Additive manufacturing has gained popularity for its ability to produce complicated geometries that distribute material optimally and allow several parts to be consolidated into one. Part consolidation often comes with a large reduction in damping, however, due to the elimination of frictional losses at interfaces between parts. This reduction of damping can be problematic in applications where resonant vibrations lead to early fatigue failure or undesirable noise emission. In recent years, a promising technique for increasing damping in parts made by laser powder bed fusion (LPBF) has been introduced, in which pockets of retained, unfused metal powder act as embedded dampers. This work presents an experimental study of the nonlinear behavior of several 316L stainless steel rectangular beams made by LPBF with embedded powder dampers. In addition to amplitude-dependent nonlinearity, a significant memory effect is observed, thought to be caused by powder settling and unsettling in response to external agitation. A procedure was developed to measure the full range of damping behavior by causing the system to transition between high-damping and low-damping states. This procedure is applied to six beams with varying pocket thicknesses, resulting in a rich dataset that provides insight into the factors that most influence the effective modal damping and natural frequency of these parts. As pocket thickness increases, the damping increases, together with the amount of nonlinearity and the variance in damping and natural frequency. This uncertainty can be reduced by controlling the amplitude range of interest, the powder state, the drive point, the impact force, and the hammer tip. The relative importance of each of these factors is quantified, and each factor is found to be significant in certain cases. Some of the parts are shown to exhibit significant modal interactions, as well as time-varying phenomena, for some modes. Additionally, a study which varied the operating temperature is presented, confirming that the behavior of trapped-powder dampers is largely temperature-independent. Implications of these findings for design and modeling are discussed.
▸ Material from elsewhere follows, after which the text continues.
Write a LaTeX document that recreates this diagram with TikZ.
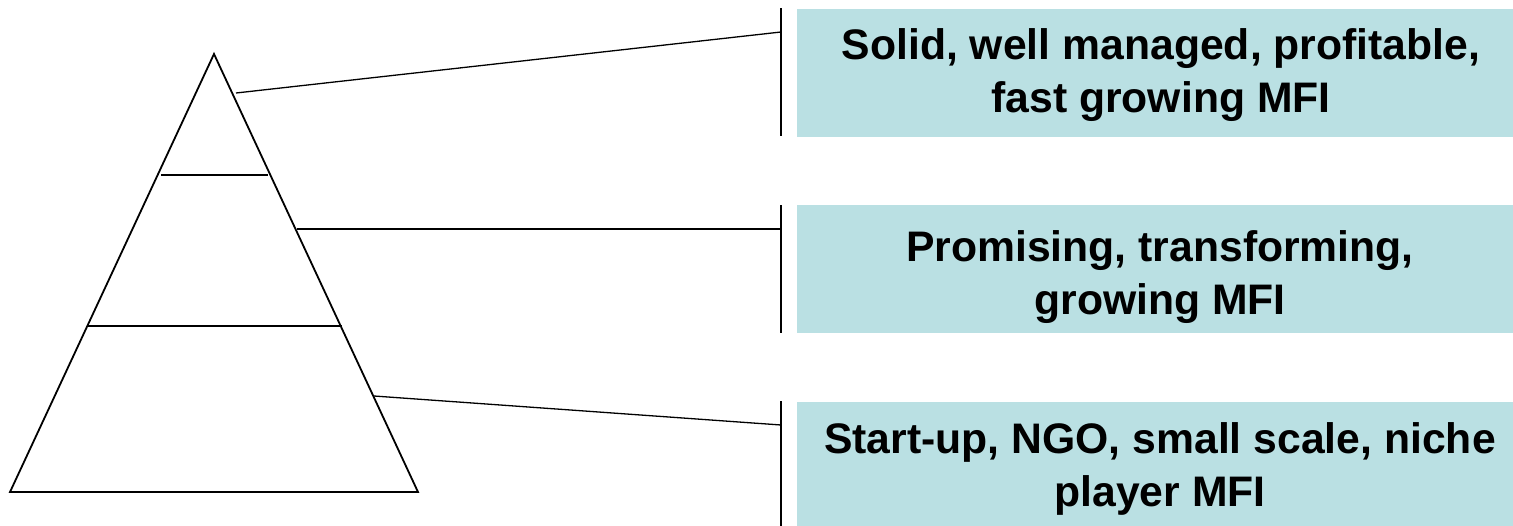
\documentclass[tikz,border=0pt]{standalone}
\usepackage{fontspec}
\setmainfont{Liberation Sans}
\definecolor{tierfill}{RGB}{186,224,227}
\begin{document}
\begin{tikzpicture}[x=1pt,y=-1pt,
  edge/.style={line width=1.8pt, line join=miter},
  leader/.style={line width=1.3pt},
  bar/.style={line width=1.4pt},
  tier/.style={rectangle, fill=tierfill, inner sep=0pt,
    minimum width=716pt, minimum height=128pt, anchor=west},
  tiertext/.style={inner sep=0pt, align=center,
    font=\fontsize{42.7}{53}\selectfont\bfseries}]
\useasboundingbox (0,0) rectangle (1513,525);
\clip (0,0) rectangle (1513,525);

% pyramid outline and tier dividers
\coordinate (apex) at (214,54);
\coordinate (bl) at (10,492);
\coordinate (br) at (418,492);
\draw[edge] (apex) -- (br) -- (bl) -- cycle;
\coordinate (t1l) at (161,175);
\coordinate (t1r) at (268,175);
\coordinate (t2l) at (88,326);
\coordinate (t2r) at (342,326);
\draw[edge] (t1l) -- (t1r);
\draw[edge] (t2l) -- (t2r);

% description boxes
\node[tier] (top) at (797,73) {};
\node[tier] (mid) at (797,269) {};
\node[tier] (low) at (797,466) {};
\node[tiertext] (toptext) at (1161,75) {Solid, well managed, profitable,\\fast growing MFI};
\node[tiertext] (midtext) at (1160,277) {Promising, transforming,\\growing MFI};
\node[tiertext] (lowtext) at (1160,469) {Start-up, NGO, small scale, niche\\player MFI};

% brackets beside the boxes
\coordinate (b1t) at (781,8);   \coordinate (b1b) at (781,136);
\coordinate (b2t) at (781,205); \coordinate (b2b) at (781,333);
\coordinate (b3t) at (781,401); \coordinate (b3b) at (781,530);
\draw[bar] (b1t) -- (b1b);
\draw[bar] (b2t) -- (b2b);
\draw[bar] (b3t) -- (b3b);

% leaders from each tier to its bracket
\coordinate (s1) at (236,93);  \coordinate (e1) at (781,32);
\coordinate (s2) at (297,229); \coordinate (e2) at (781,229);
\coordinate (s3) at (374,396); \coordinate (e3) at (781,425);
\draw[leader] (s1) -- (e1);
\draw[leader] (s2) -- (e2);
\draw[leader] (s3) -- (e3);
\end{tikzpicture}
\end{document}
Modal analysis of 4-story structure

Publication: A Simplified Finite Element Joint Model Updated with Experimental Modal Features (DOI).

The 4-story Aluminum structure pictured was modeled in CAD and a linear eigenvalue modal analysis was performed to extract the natural frequencies and mode shapes. Bayesian updating was performed to minimize the error between the FEA-predicted frequencies and the experimentally measured frequencies.

The novel aspect of this work was in the methodology for modeling the bolted connections. Details can be found in the conference paper, published in the proceedings of SEM IMAC XLI.

Mechanical hand CAD project

This CAD model was based on an artistic rendition of a mechanical hand.

The two bearings were imported from McMaster-Carr, but all other parts were created in Solidworks with a combination of solid and surface modeling. A design table was used to generate each of the finger segments as configurations of the same model.

Nonlinear resistor network simulation software

Code repository: GitHub.

The goal of this project was to create a neuromorphic circuit capable of being trained as an artificial neural network. The chips were comprised of Nickel nanostrands suspended in epoxy, and header pins served as inputs and outputs. The strategy was to weaken undesirable connections, leaving behind the desired input-output mapping.

My contribution to the project was software for simulating nonlinear random resistor networks. The program populates a volume with nanostrands (modeled optionally as points or as 1D fibers), creates a connectivity graph based on the distances between neighboring fibers, and solves Kirchoff's laws for the steady-state voltage at every node, using the graph Laplacian matrix.

The program utilized PyTorch for GPU acceleration and was capable of simulating tens of thousands of non-Ohmic resistors.